* [Dataset extract]
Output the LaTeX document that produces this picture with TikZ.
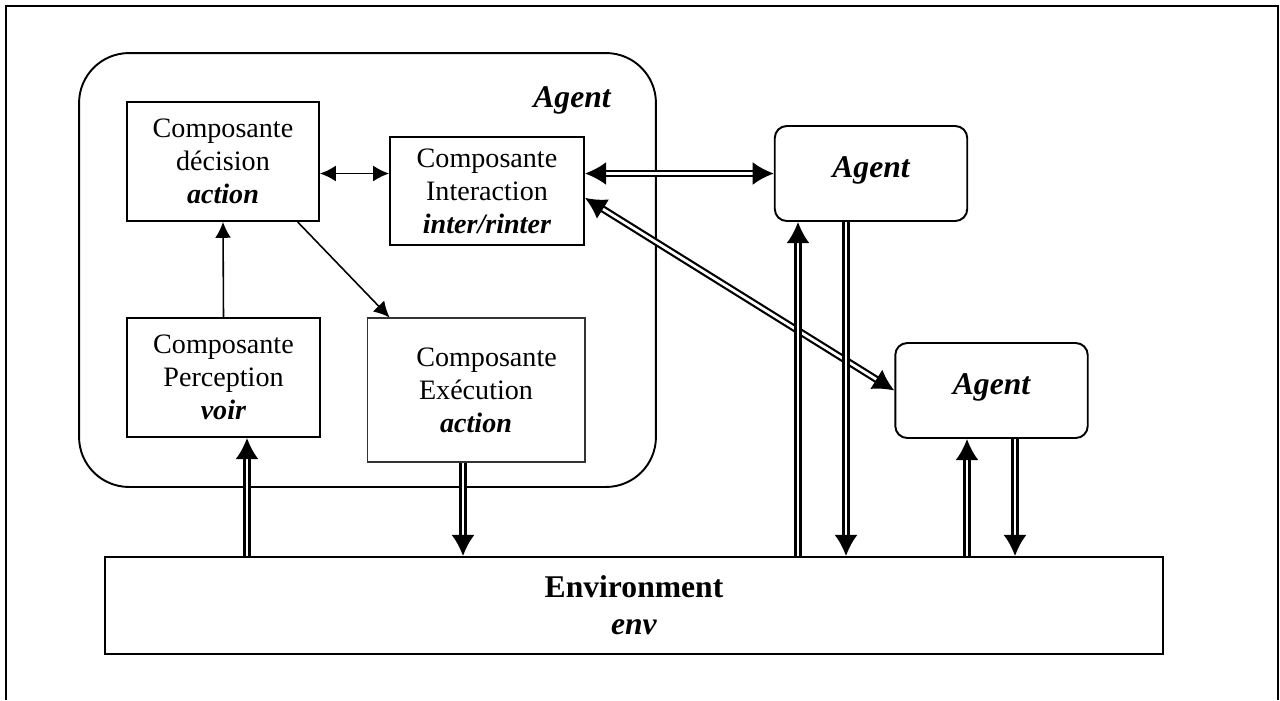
\documentclass[tikz,border=0pt]{standalone}
\usepackage{fontspec}
\setmainfont{Liberation Serif}
\usetikzlibrary{arrows.meta}

\begin{document}
\begin{tikzpicture}[x=0.02cm,y=-0.02cm]
\tikzset{comp/.style = {shape=rectangle,draw,line width=1.1pt,align=center,
font=\fontsize{16}{18.7}\selectfont,inner sep=0pt}}
\tikzset{agentbox/.style = {shape=rectangle,draw,rounded corners=0.24cm,line width=1.1pt,
font=\fontsize{18}{21}\selectfont\bfseries\itshape,minimum width=3.85cm,minimum height=1.9cm,text depth=7pt}}
\tikzset{edge/.style = {line width=0.9pt,> = {Latex[length=9pt,width=9pt]}}}
\tikzset{dedge/.style = {double,line width=1.25pt,double distance=1.6pt,> = {Latex[length=12pt,width=13pt]}}}
\useasboundingbox (0,0) rectangle (1280,700);
% frame
\draw[line width=1.1pt] (6,700) -- (6,6) -- (1278,6) -- (1278,700);
% vertices
\node[draw,line width=1.1pt,rounded corners=1cm,minimum width=11.54cm,minimum height=8.68cm] (ag) at (367.5,270) {};
\node[font=\fontsize{18}{21}\selectfont\bfseries\itshape] (agt) at (572,100) {Agent};
\node[comp,minimum width=3.84cm,minimum height=2.38cm] (dec) at (223,161.5) {Composante\\décision\\\textbf{\textit{action}}};
\node[comp,minimum width=3.88cm,minimum height=2.16cm] (int) at (487,191) {Composante\\Interaction\\\textbf{\textit{inter/rinter}}};
\node[comp,minimum width=3.86cm,minimum height=2.38cm] (per) at (223.5,377.5) {Composante\\Perception\\\textbf{\textit{voir}}};
\node[comp,line width=0.6pt,draw=black!80,minimum width=4.36cm,minimum height=2.88cm] (exe) at (476,390) {\ \ \ Composante\\Exécution\\\textbf{\textit{action}}};
\node[agentbox] (a1) at (871,173.5) {Agent};
\node[agentbox] (a2) at (991.5,390.5) {Agent};
\node[comp,minimum width=21.16cm,minimum height=1.94cm,font=\fontsize{18}{21}\selectfont] (env) at (634,605.5) {\textbf{Environment}\\\textbf{\textit{env}}};
\coordinate (xp) at (247,0);
\coordinate (xe) at (463,0);
\coordinate (xa) at (798,0);
\coordinate (xb) at (846,0);
\coordinate (xc) at (967,0);
\coordinate (xd) at (1015,0);
%edges
\draw[edge,->] (per.north) -- (dec.south);
\draw[edge,<->] (dec.east |- a1) -- (int.west |- a1);
\draw[edge,->] (dec.-39.6) -- (exe.140);
\draw[dedge,<->] (int.east |- a1) -- (a1.west);
\draw[dedge,<->] (int.-4) -- (a2.west);
\draw[dedge,->] (xp |- env.north) -- (xp |- per.south);
\draw[dedge,->] (xe |- exe.south) -- (xe |- env.north);
\draw[dedge,->] (xa |- env.north) -- (xa |- a1.south);
\draw[dedge,->] (xb |- a1.south) -- (xb |- env.north);
\draw[dedge,->] (xc |- env.north) -- (xc |- a2.south);
\draw[dedge,->] (xd |- a2.south) -- (xd |- env.north);
\end{tikzpicture}
\end{document}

* [Directions for this task] Set every line down exactly as written, leaving each picture out.

* [Exercise output]
Output the LaTeX document that produces this picture with TikZ.
\documentclass[tikz,border=0pt]{standalone}
\usepackage{fontspec}
\setmainfont{Liberation Serif}
\usetikzlibrary{arrows.meta}

\begin{document}
\begin{tikzpicture}[x=0.02cm,y=-0.02cm]
\tikzset{comp/.style = {shape=rectangle,draw,line width=1.1pt,align=center,
font=\fontsize{16}{18.7}\selectfont,inner sep=0pt}}
\tikzset{agentbox/.style = {shape=rectangle,draw,rounded corners=0.24cm,line width=1.1pt,
font=\fontsize{18}{21}\selectfont\bfseries\itshape,minimum width=3.85cm,minimum height=1.9cm,text depth=7pt}}
\tikzset{edge/.style = {line width=0.9pt,> = {Latex[length=9pt,width=9pt]}}}
\tikzset{dedge/.style = {double,line width=1.25pt,double distance=1.6pt,> = {Latex[length=12pt,width=13pt]}}}
\useasboundingbox (0,0) rectangle (1280,700);
% frame
\draw[line width=1.1pt] (6,700) -- (6,6) -- (1278,6) -- (1278,700);
% vertices
\node[draw,line width=1.1pt,rounded corners=1cm,minimum width=11.54cm,minimum height=8.68cm] (ag) at (367.5,270) {};
\node[font=\fontsize{18}{21}\selectfont\bfseries\itshape] (agt) at (572,100) {Agent};
\node[comp,minimum width=3.84cm,minimum height=2.38cm] (dec) at (223,161.5) {Composante\\décision\\\textbf{\textit{action}}};
\node[comp,minimum width=3.88cm,minimum height=2.16cm] (int) at (487,191) {Composante\\Interaction\\\textbf{\textit{inter/rinter}}};
\node[comp,minimum width=3.86cm,minimum height=2.38cm] (per) at (223.5,377.5) {Composante\\Perception\\\textbf{\textit{voir}}};
\node[comp,line width=0.6pt,draw=black!80,minimum width=4.36cm,minimum height=2.88cm] (exe) at (476,390) {\ \ \ Composante\\Exécution\\\textbf{\textit{action}}};
\node[agentbox] (a1) at (871,173.5) {Agent};
\node[agentbox] (a2) at (991.5,390.5) {Agent};
\node[comp,minimum width=21.16cm,minimum height=1.94cm,font=\fontsize{18}{21}\selectfont] (env) at (634,605.5) {\textbf{Environment}\\\textbf{\textit{env}}};
\coordinate (xp) at (247,0);
\coordinate (xe) at (463,0);
\coordinate (xa) at (798,0);
\coordinate (xb) at (846,0);
\coordinate (xc) at (967,0);
\coordinate (xd) at (1015,0);
%edges
\draw[edge,->] (per.north) -- (dec.south);
\draw[edge,<->] (dec.east |- a1) -- (int.west |- a1);
\draw[edge,->] (dec.-39.6) -- (exe.140);
\draw[dedge,<->] (int.east |- a1) -- (a1.west);
\draw[dedge,<->] (int.-4) -- (a2.west);
\draw[dedge,->] (xp |- env.north) -- (xp |- per.south);
\draw[dedge,->] (xe |- exe.south) -- (xe |- env.north);
\draw[dedge,->] (xa |- env.north) -- (xa |- a1.south);
\draw[dedge,->] (xb |- a1.south) -- (xb |- env.north);
\draw[dedge,->] (xc |- env.north) -- (xc |- a2.south);
\draw[dedge,->] (xd |- a2.south) -- (xd |- env.north);
\end{tikzpicture}
\end{document}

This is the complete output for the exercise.